Planning a Basic API-Driven Web App
Building an API-Driven Web App With HTML and CSS
Final product image
What You'll Be Creating

Now that we’ve accounted for all the elements of our little app, including its different states, we can confidently begin creating visual mockups for each element and its corresponding state. If you are at any point curious about the details of the design (colors, font-size, etc) as we build this, check out the original Sketch file on GitHub.

Let’s start with an artboard in Sketch and give it a light gray background.

Screenshot of basic artboard in Sketch

The Header

As this is just a demo, we’re not going to spend a large amount of time creating an entire brand for our app. Instead we’ll just stylize the name of our app using a font from Google Fonts. In this case, I went with Pacifico. If you install the font on your computer, you can see how it looks in Sketch.

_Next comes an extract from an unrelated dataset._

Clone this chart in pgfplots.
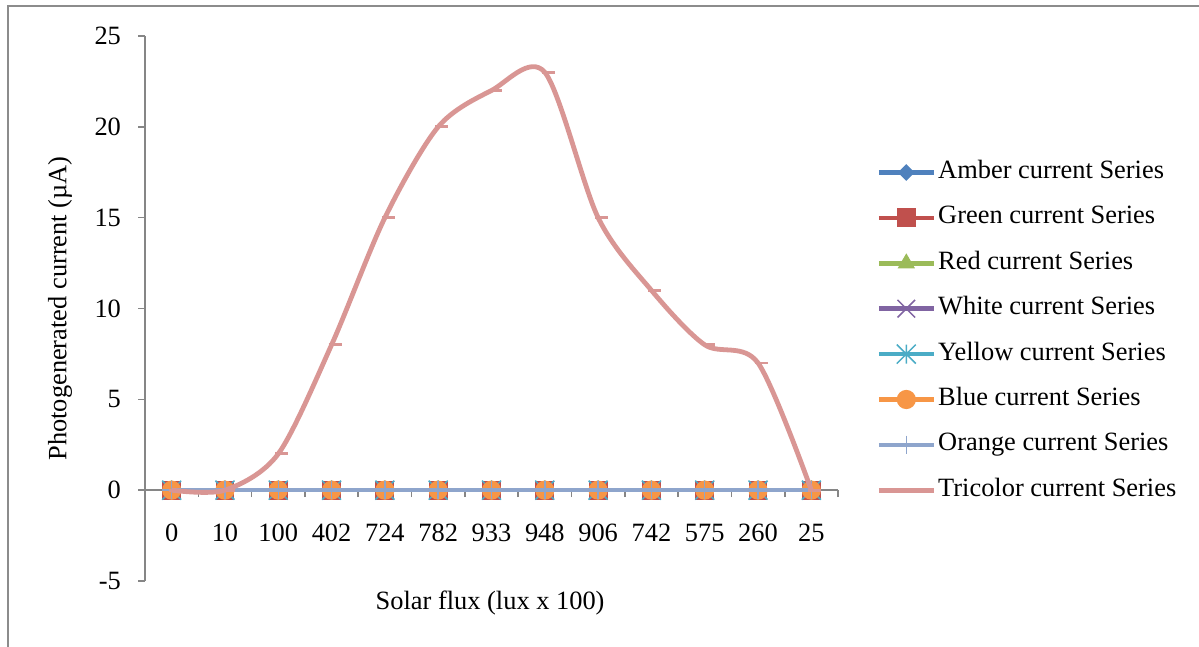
\documentclass[border=0pt]{standalone}
\usepackage{pgfplots}
\pgfplotsset{compat=1.18}
\usepackage{fontspec}
\setmainfont{Liberation Serif}

\definecolor{cAmber}{RGB}{79,129,189}
\definecolor{cGreen}{RGB}{192,80,77}
\definecolor{cRed}{RGB}{155,187,89}
\definecolor{cWhite}{RGB}{128,100,162}
\definecolor{cYellow}{RGB}{75,172,198}
\definecolor{cBlue}{RGB}{247,150,70}
\definecolor{cOrange}{RGB}{142,165,204}
\definecolor{cTri}{RGB}{217,150,148}
\definecolor{axisgray}{RGB}{134,134,134}
\definecolor{framegray}{RGB}{140,140,140}

\newcommand{\chartfont}{\fontsize{13.2}{15.8}\selectfont}

% cross with a vertical bar (asterisk-like mark)
\pgfdeclareplotmark{xbar}{%
  \pgfpathmoveto{\pgfqpoint{-\pgfplotmarksize}{-\pgfplotmarksize}}%
  \pgfpathlineto{\pgfqpoint{\pgfplotmarksize}{\pgfplotmarksize}}%
  \pgfpathmoveto{\pgfqpoint{-\pgfplotmarksize}{\pgfplotmarksize}}%
  \pgfpathlineto{\pgfqpoint{\pgfplotmarksize}{-\pgfplotmarksize}}%
  \pgfpathmoveto{\pgfqpoint{0pt}{-\pgfplotmarksize}}%
  \pgfpathlineto{\pgfqpoint{0pt}{\pgfplotmarksize}}%
  \pgfusepathqstroke}
% plain diagonal cross
\pgfdeclareplotmark{xcross}{%
  \pgfpathmoveto{\pgfqpoint{-\pgfplotmarksize}{-\pgfplotmarksize}}%
  \pgfpathlineto{\pgfqpoint{\pgfplotmarksize}{\pgfplotmarksize}}%
  \pgfpathmoveto{\pgfqpoint{-\pgfplotmarksize}{\pgfplotmarksize}}%
  \pgfpathlineto{\pgfqpoint{\pgfplotmarksize}{-\pgfplotmarksize}}%
  \pgfusepathqstroke}
% short dash, set to the right of the point
\pgfdeclareplotmark{rdash}{%
  \pgfpathmoveto{\pgfqpoint{-0.3\pgfplotmarksize}{0pt}}%
  \pgfpathlineto{\pgfqpoint{\pgfplotmarksize}{0pt}}%
  \pgfusepathqstroke}

\pgfplotstableread{
x y
0 0
1 0
2 0
3 0
4 0
5 0
6 0
7 0
8 0
9 0
10 0
11 0
12 0
}\zeroseries

\pgfplotstableread{
x y
0 0
1 0
2 2
3 8
4 15
5 20
6 22
7 23
8 15
9 11
10 8
11 7
12 0
}\triseries

\begin{document}
\begin{tikzpicture}
\begin{scope}[x=0.5pt,y=0.5pt]
  \useasboundingbox (0,0) rectangle (1199,647);
  \draw[framegray, line width=1.1pt] (8,-30) -- (8,641) -- (1240,641);
\end{scope}
\begin{axis}[
  set layers=standard,
  clip mode=individual,
  at={(72.5pt,33pt)}, anchor=south west,
  scale only axis, width=346.5pt, height=272.5pt,
  xmin=-0.5, xmax=12.5, ymin=-5, ymax=25,
  axis y line=left, axis x line=middle,
  axis line style={-, draw=axisgray, line width=0.8pt},
  hide obscured x ticks=false, hide obscured y ticks=false,
  ytick={-5,0,...,25},
  yticklabels={-5,0,5,10,15,20,25},
  xtick={-0.5,0.5,...,12.5}, xticklabels={},
  extra x ticks={0,...,12},
  extra x tick labels={0,10,100,402,724,782,933,948,906,742,575,260,25},
  extra x tick style={major tick length=0pt},
  tick align=outside,
  major tick length=3.5pt,
  tick style={draw=axisgray, line width=0.8pt},
  tick label style={font=\chartfont},
  xticklabel style={text height=9pt, text depth=0pt, anchor=north, yshift=-13pt},
  yticklabel style={xshift=-5pt},
  label style={font=\chartfont},
  xlabel={Solar flux (lux x 100)},
  ylabel={Photogenerated current (µA)},
  xlabel style={at={(axis description cs:0.498,-0.040)}, anchor=center},
  ylabel style={at={(axis description cs:-0.1227,0.5)}, anchor=center, rotate=0},
  legend cell align=left,
  legend style={at={(axis description cs:1.0462,0.4580)}, anchor=west,
    draw=none, fill=none, font=\chartfont, row sep=10.7pt,
    nodes={inner xsep=1.0pt, inner ysep=0pt, text height=9pt, text depth=3pt}},
  legend image code/.code={
    \draw[mark repeat=2,mark phase=2]
      plot coordinates {(0pt,0pt)(13.75pt,0pt)(27.5pt,0pt)};
  },
]
\addplot[cAmber, line width=2.3pt, mark=square*, mark size=2.65pt,
  mark options={solid, rotate=45, line width=0.6pt, draw=cAmber, fill=cAmber}]
  table[x=x,y=y] {\zeroseries};
\addlegendentry{Amber current Series}
\addplot[cGreen, line width=2.3pt, mark=square*, mark size=4.4pt,
  mark options={solid, line width=0.6pt, draw=cGreen, fill=cGreen}]
  table[x=x,y=y] {\zeroseries};
\addlegendentry{Green current Series}
\addplot[cRed, line width=2.3pt, mark=triangle*, mark size=4.4pt,
  mark options={solid, line width=0.6pt, draw=cRed, fill=cRed}]
  table[x=x,y=y] {\zeroseries};
\addlegendentry{Red current Series}
\addplot[cWhite, line width=2.3pt, mark=xcross, mark size=4.4pt,
  mark options={solid, line width=0.75pt}]
  table[x=x,y=y] {\zeroseries};
\addlegendentry{White current Series}
\addplot[cYellow, line width=2.3pt, mark=xbar, mark size=4.75pt,
  mark options={solid, line width=0.75pt}]
  table[x=x,y=y] {\zeroseries};
\addlegendentry{Yellow current Series}
\addplot[cBlue, line width=2.3pt, mark=*, mark size=4.5pt,
  mark options={solid, line width=0.6pt, draw=cBlue, fill=cBlue}]
  table[x=x,y=y] {\zeroseries};
\addlegendentry{Blue current Series}
\addplot[cOrange, line width=2.3pt, mark=+, mark size=4.6pt,
  mark options={solid, line width=0.75pt}]
  table[x=x,y=y] {\zeroseries};
\addlegendentry{Orange current Series}
\addplot[cTri, line width=2.4pt, smooth, tension=0.5, mark=rdash, mark size=5pt,
  mark options={solid, line width=1.4pt}]
  table[x=x,y=y] {\triseries};
\addlegendentry{Tricolor current Series}
\end{axis}
\end{tikzpicture}
\end{document}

Screenshot of the header component in Sketch

The Input

Now we need a text input along with a submit button. This is where the user can enter a link to the app whose high resolution icon artwork they want to download. Following our wireframes, we’ll put this below the header and make it full width, so it works from desktop down to mobile.

Screenshot of the input component in Sketch

The Output

Now let’s add the main content area where we will display the icon artwork returned by the iTunes API. We’ll use the full-size Twitter App icon for demo purposes (which you can download here).

Screenshot of the output component in Sketch

Note: iOS app icons are not masked by default. The icon artwork (as seen in the twitter example) is square. iOS applies the rounded corners at the operating system level, so for our app we’ll have to create a mask for the iOS icons. The mask isn’t just a simple border radius, it’s more of a “squircle”. Rather than create it myself, I used the Sketch icon template created by Thibaut Ninove.

The Component States

Now we’ll create a few mockups to help us understand what the component states will look like. We’ll use the main output area to indicate these different states.

For the zero state (the intial page load) we’ll throw in a little icon placeholder along with some instructional text about how to use the app:

Screenshot of the zero state in Sketch

For the loading state, we’ll stick a white overlay on the output area along with a loading indicator:

Screenshot of the loading state in Sketch

And for the error state, we’ll just show some error text:

Screenshot of the error state in Sketch

Until Next Time!

That’s it! We have some nice visual mockups of our different app components and now we’re ready to start implementing with HTML, CSS, and JavaScript!